Dresden (Allgemeines) - Inselcharakter der Innenstadt?

  • Der DDR-Aufbau von Dresden hatte auch explizite Vorteile:

    • Ruine des Schlosses und Kirche wurden erhalten
    • Freiflächen im Zentrum wurden nicht hastig neu bebaut
    • Neobarocke Blöcke der 50er am Altmarkt sind wesentlich besser als Standard-Wiederaufbau
    • Postmoderne Blöcke der 80er Dresdner Hof (Hilton) und östlich davon sind ebenfalls besser als Standard-Wiederaufbau
  • Ich finde auch, bei Dresden hat sich gezeigt: Was lange währt, wird endlich gut. Dresdens Kern erscheint heute schöner und geschlossener als der aller anderen deutschen Städte dieser (oder größerer) Größenordnung mit der Ausnahme von München.
    Das zusammenhängende Ensemble Zwingerhof, Theaterplatz, Taschenberg, Schlossplatz, Brühlsche Terasse und Neumarkt ist einmalig schön, sogar im europäischen Vergleich. Und dieser Kern ist auch gar nicht so klein, wie immer behauptet wird. Und er wächst noch, wenn z.B. noch das Königsufer hinzukommt.
    Ich ziehe eine solche Situation ganz klar Städten und dem Wiederaufbau von z.B. Nürnberg vor, wo es keine solchen überschaubaren aber geballten Traditionsinseln gibt, und wo die herausragenden, historischen Sehenswürdigkeiten in einem Meer der Mittelmäßigkeit versinken.

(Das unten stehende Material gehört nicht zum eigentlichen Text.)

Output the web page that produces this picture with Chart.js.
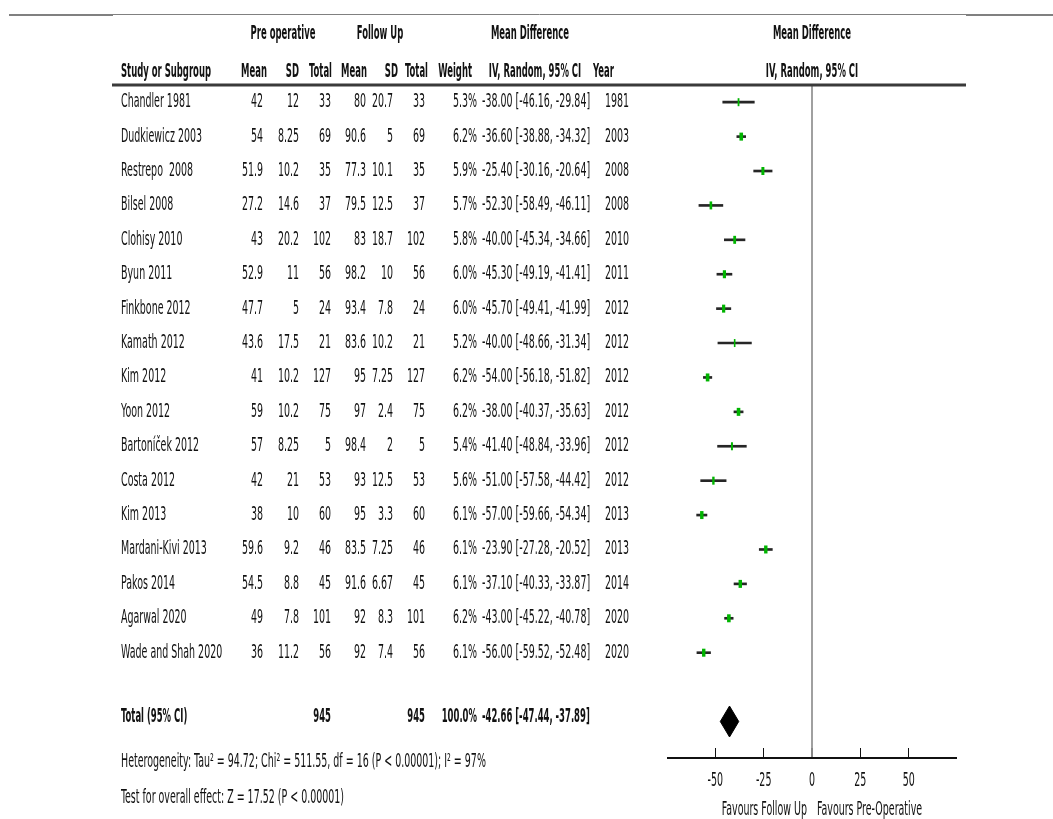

  • Dresdens Kern erscheint heute schöner und geschlossener als der aller anderen deutschen Städte dieser (oder größerer) Größenordnung mit der Ausnahme von München.

    Das sehe ich ganz genauso - aber wir sollten fairerweise zwischen DDR-Wiederaufbau und Nachwende-Wiederaufbau unterscheiden. Und zwischen der Insel im Zentrum und der Gesamtstadt.

    Die beiden Altmarkt-Zeilen mag ich ehrlich gesagt nicht, sie sprengen mit ihrer Höhe jegliche Maßstäbe (fast doppelt so hoch wie zuvor, der Platz wird gigantisch vergrößert, die lange Zeile in Richtung Zwinger ist zudem fast 400 Meter lang) und sind doch der eigentliche Grund, warum in diesem Stil weitergebaut wurde, schließlich kann man ja nicht plötzlich wieder 18 Meter hohe Bauten daneben errichten.

    Das "Dresden-Hilton" war ein Joint Venture mit Schweden mit einem Westberliner Architekten, das Mitarbeiterhaus daneben mit seinen deutlich sichtbaren Plattenfugen ist meines Erachtens auch nicht gelungen. Siehe dazu auch Archiv Neumarkt.

    Easy does it.

  • Bedingte Zustimmung. Die Hintergründe sind etwas komplexer.

    Ruine des Schlosses und Kirche wurden erhalten

    Unter welchen Umständen, unter welchen Bedingungen, unter welchem Preis? Gesichertes Steinmaterial der Frauenkirche ging als Materialspende nach Rostock.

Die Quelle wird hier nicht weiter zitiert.